▶ [What this task involves]: Exactly and only the lines from the one containing "Give me the Chart.js source for this chart." through the one containing "Arial, Helvetica, sans-serif';" are to be repeated, both ends included.

▶ [Dataset records]:
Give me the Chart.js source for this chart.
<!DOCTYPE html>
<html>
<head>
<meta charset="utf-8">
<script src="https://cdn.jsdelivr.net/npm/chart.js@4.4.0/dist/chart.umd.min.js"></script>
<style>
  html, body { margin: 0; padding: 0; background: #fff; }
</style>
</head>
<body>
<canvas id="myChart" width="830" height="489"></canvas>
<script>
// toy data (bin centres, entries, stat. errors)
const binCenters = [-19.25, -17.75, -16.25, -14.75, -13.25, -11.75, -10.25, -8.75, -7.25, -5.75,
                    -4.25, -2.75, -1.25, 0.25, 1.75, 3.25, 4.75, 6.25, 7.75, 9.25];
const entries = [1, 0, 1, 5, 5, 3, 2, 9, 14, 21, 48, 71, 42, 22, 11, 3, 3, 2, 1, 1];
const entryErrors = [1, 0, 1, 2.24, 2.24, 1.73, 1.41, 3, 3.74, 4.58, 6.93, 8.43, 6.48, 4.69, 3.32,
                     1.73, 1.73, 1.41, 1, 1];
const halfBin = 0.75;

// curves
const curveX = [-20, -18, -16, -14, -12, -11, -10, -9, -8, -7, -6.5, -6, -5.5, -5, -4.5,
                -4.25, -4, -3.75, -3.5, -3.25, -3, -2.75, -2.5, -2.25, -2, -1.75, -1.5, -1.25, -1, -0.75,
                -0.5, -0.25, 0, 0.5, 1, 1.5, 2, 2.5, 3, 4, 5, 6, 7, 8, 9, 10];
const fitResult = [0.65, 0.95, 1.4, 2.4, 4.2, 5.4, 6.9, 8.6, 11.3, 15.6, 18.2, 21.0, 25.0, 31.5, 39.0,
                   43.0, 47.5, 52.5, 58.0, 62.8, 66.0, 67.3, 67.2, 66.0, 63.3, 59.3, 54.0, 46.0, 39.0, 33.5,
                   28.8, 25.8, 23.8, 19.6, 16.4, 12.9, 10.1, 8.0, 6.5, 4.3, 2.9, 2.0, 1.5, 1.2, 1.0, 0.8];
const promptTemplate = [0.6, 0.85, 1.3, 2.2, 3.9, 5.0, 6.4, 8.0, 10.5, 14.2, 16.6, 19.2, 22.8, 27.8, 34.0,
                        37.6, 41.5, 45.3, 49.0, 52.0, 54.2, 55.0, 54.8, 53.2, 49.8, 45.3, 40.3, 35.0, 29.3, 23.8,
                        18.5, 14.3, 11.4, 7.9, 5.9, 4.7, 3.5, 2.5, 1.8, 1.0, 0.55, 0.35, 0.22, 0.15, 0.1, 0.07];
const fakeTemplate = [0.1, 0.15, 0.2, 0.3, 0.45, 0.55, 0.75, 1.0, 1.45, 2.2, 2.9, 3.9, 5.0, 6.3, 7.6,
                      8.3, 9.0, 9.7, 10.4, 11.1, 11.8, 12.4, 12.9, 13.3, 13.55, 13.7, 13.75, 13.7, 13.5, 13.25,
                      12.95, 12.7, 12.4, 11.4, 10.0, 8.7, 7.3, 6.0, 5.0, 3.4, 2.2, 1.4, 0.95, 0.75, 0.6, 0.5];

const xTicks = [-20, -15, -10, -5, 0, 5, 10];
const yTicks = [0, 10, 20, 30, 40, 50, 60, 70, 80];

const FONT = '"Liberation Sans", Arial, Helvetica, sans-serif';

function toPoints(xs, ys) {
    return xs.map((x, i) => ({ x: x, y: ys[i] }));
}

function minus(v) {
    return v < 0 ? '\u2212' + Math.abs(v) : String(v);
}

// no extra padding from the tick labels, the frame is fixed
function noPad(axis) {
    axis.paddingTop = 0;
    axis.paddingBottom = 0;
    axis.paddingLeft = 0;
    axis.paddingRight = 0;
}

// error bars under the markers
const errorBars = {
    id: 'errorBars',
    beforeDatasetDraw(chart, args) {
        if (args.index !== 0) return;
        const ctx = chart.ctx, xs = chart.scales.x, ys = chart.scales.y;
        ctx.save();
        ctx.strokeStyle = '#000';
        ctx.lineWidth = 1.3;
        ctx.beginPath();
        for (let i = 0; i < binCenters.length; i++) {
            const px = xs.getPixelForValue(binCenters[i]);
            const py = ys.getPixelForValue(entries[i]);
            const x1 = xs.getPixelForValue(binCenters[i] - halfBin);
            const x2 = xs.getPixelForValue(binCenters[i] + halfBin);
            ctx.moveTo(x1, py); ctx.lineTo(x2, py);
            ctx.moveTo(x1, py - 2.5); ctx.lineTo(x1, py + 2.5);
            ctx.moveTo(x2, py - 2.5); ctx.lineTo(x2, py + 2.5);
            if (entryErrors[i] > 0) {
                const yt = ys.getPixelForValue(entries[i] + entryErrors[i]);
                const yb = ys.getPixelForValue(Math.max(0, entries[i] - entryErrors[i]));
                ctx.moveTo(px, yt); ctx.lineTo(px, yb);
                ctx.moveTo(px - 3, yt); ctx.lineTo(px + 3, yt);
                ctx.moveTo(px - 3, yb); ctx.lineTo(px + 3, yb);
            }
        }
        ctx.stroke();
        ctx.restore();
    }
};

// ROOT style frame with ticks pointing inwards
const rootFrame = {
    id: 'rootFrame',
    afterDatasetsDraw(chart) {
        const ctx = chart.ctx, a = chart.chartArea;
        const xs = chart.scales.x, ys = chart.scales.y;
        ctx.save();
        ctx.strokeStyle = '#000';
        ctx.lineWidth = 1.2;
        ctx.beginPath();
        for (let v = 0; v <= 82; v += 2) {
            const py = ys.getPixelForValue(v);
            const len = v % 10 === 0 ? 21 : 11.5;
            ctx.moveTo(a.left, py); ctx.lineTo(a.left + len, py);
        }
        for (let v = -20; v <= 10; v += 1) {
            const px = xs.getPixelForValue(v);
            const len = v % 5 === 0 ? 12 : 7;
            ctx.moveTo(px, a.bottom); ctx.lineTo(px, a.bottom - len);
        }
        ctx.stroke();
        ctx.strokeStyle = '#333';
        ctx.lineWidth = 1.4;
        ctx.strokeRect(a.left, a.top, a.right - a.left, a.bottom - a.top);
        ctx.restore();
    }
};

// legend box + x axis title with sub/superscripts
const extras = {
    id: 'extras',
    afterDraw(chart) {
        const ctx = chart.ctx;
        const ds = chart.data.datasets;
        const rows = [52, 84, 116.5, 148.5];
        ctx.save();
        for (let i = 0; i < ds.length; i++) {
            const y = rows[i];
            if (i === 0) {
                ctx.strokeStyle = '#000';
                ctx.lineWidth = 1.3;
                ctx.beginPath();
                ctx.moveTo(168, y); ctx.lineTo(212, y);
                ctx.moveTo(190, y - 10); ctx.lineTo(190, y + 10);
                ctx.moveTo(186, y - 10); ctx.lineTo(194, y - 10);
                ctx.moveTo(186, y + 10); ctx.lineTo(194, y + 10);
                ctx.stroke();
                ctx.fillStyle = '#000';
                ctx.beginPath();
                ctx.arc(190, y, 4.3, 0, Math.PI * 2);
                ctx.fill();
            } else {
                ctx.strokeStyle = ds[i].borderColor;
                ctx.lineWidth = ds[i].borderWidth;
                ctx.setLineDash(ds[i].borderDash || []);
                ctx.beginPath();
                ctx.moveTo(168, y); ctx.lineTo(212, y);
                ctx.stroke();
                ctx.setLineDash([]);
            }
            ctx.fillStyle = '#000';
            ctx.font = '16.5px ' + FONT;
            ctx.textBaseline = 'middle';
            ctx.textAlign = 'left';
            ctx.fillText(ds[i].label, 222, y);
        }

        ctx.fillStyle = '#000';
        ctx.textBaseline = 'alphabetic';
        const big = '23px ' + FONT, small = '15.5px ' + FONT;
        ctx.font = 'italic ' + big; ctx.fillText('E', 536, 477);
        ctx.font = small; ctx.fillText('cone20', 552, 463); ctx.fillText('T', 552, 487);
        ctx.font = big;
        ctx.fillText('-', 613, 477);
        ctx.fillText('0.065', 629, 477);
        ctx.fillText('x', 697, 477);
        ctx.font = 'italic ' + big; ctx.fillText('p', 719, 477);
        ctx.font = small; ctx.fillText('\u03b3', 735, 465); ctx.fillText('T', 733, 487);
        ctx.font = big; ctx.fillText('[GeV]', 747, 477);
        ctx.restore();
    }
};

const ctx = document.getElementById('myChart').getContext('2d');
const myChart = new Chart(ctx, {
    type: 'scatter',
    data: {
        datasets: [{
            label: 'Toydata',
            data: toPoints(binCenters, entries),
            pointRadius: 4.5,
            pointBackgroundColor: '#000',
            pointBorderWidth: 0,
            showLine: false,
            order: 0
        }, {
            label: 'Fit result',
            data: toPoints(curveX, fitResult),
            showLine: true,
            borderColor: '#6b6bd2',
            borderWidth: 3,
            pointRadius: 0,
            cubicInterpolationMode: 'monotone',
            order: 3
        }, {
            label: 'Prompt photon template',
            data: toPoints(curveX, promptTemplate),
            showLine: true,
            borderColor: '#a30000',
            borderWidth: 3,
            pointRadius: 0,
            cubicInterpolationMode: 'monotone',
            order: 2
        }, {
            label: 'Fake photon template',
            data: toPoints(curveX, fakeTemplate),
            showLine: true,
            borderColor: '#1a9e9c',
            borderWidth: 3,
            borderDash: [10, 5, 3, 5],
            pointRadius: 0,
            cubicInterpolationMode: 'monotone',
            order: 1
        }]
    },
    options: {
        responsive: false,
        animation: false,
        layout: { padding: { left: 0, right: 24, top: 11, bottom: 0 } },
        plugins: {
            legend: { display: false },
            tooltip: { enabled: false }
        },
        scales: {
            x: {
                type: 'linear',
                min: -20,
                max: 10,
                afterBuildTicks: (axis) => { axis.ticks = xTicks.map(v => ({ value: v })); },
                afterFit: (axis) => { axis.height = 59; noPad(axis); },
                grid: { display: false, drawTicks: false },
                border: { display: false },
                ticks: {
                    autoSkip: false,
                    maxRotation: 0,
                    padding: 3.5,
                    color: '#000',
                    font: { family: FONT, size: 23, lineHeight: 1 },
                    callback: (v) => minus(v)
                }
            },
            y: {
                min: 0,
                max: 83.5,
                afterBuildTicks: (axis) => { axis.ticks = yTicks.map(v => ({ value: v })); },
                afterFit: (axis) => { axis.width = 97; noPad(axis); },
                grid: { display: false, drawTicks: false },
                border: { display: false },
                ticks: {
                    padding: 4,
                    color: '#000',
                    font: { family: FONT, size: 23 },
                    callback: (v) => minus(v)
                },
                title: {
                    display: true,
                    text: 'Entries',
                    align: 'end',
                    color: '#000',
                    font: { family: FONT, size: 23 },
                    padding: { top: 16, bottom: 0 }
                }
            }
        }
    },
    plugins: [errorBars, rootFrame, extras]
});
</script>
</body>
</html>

* * *

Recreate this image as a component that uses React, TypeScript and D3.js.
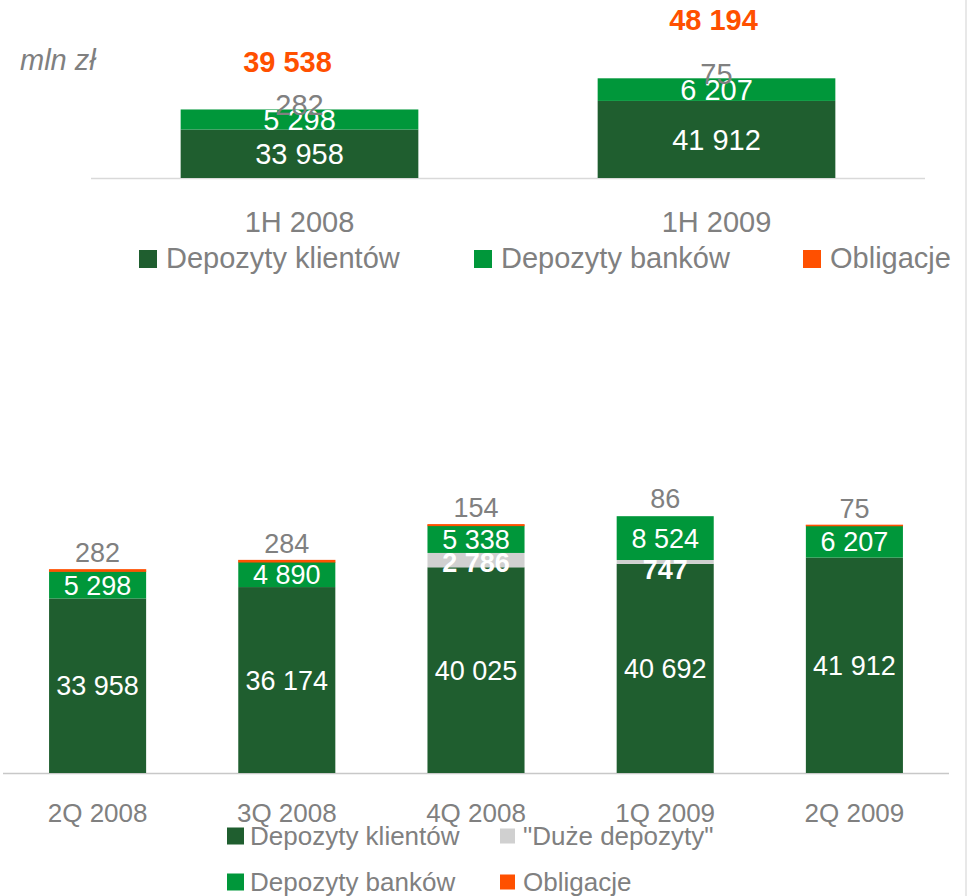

==

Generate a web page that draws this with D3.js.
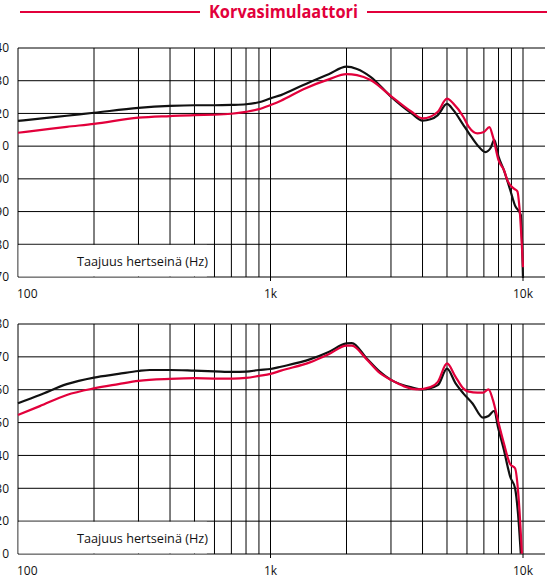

▶ [Answer to the problem]:
Give me the Chart.js source for this chart.
<!DOCTYPE html>
<html>
<head>
<meta charset="utf-8">
<script src="https://cdn.jsdelivr.net/npm/chart.js@4.4.0/dist/chart.umd.min.js"></script>
<style>
  html, body { margin: 0; padding: 0; background: #fff; }
</style>
</head>
<body>
<canvas id="myChart" width="830" height="489"></canvas>
<script>
// toy data (bin centres, entries, stat. errors)
const binCenters = [-19.25, -17.75, -16.25, -14.75, -13.25, -11.75, -10.25, -8.75, -7.25, -5.75,
                    -4.25, -2.75, -1.25, 0.25, 1.75, 3.25, 4.75, 6.25, 7.75, 9.25];
const entries = [1, 0, 1, 5, 5, 3, 2, 9, 14, 21, 48, 71, 42, 22, 11, 3, 3, 2, 1, 1];
const entryErrors = [1, 0, 1, 2.24, 2.24, 1.73, 1.41, 3, 3.74, 4.58, 6.93, 8.43, 6.48, 4.69, 3.32,
                     1.73, 1.73, 1.41, 1, 1];
const halfBin = 0.75;

// curves
const curveX = [-20, -18, -16, -14, -12, -11, -10, -9, -8, -7, -6.5, -6, -5.5, -5, -4.5,
                -4.25, -4, -3.75, -3.5, -3.25, -3, -2.75, -2.5, -2.25, -2, -1.75, -1.5, -1.25, -1, -0.75,
                -0.5, -0.25, 0, 0.5, 1, 1.5, 2, 2.5, 3, 4, 5, 6, 7, 8, 9, 10];
const fitResult = [0.65, 0.95, 1.4, 2.4, 4.2, 5.4, 6.9, 8.6, 11.3, 15.6, 18.2, 21.0, 25.0, 31.5, 39.0,
                   43.0, 47.5, 52.5, 58.0, 62.8, 66.0, 67.3, 67.2, 66.0, 63.3, 59.3, 54.0, 46.0, 39.0, 33.5,
                   28.8, 25.8, 23.8, 19.6, 16.4, 12.9, 10.1, 8.0, 6.5, 4.3, 2.9, 2.0, 1.5, 1.2, 1.0, 0.8];
const promptTemplate = [0.6, 0.85, 1.3, 2.2, 3.9, 5.0, 6.4, 8.0, 10.5, 14.2, 16.6, 19.2, 22.8, 27.8, 34.0,
                        37.6, 41.5, 45.3, 49.0, 52.0, 54.2, 55.0, 54.8, 53.2, 49.8, 45.3, 40.3, 35.0, 29.3, 23.8,
                        18.5, 14.3, 11.4, 7.9, 5.9, 4.7, 3.5, 2.5, 1.8, 1.0, 0.55, 0.35, 0.22, 0.15, 0.1, 0.07];
const fakeTemplate = [0.1, 0.15, 0.2, 0.3, 0.45, 0.55, 0.75, 1.0, 1.45, 2.2, 2.9, 3.9, 5.0, 6.3, 7.6,
                      8.3, 9.0, 9.7, 10.4, 11.1, 11.8, 12.4, 12.9, 13.3, 13.55, 13.7, 13.75, 13.7, 13.5, 13.25,
                      12.95, 12.7, 12.4, 11.4, 10.0, 8.7, 7.3, 6.0, 5.0, 3.4, 2.2, 1.4, 0.95, 0.75, 0.6, 0.5];

const xTicks = [-20, -15, -10, -5, 0, 5, 10];
const yTicks = [0, 10, 20, 30, 40, 50, 60, 70, 80];

const FONT = '"Liberation Sans", Arial, Helvetica, sans-serif';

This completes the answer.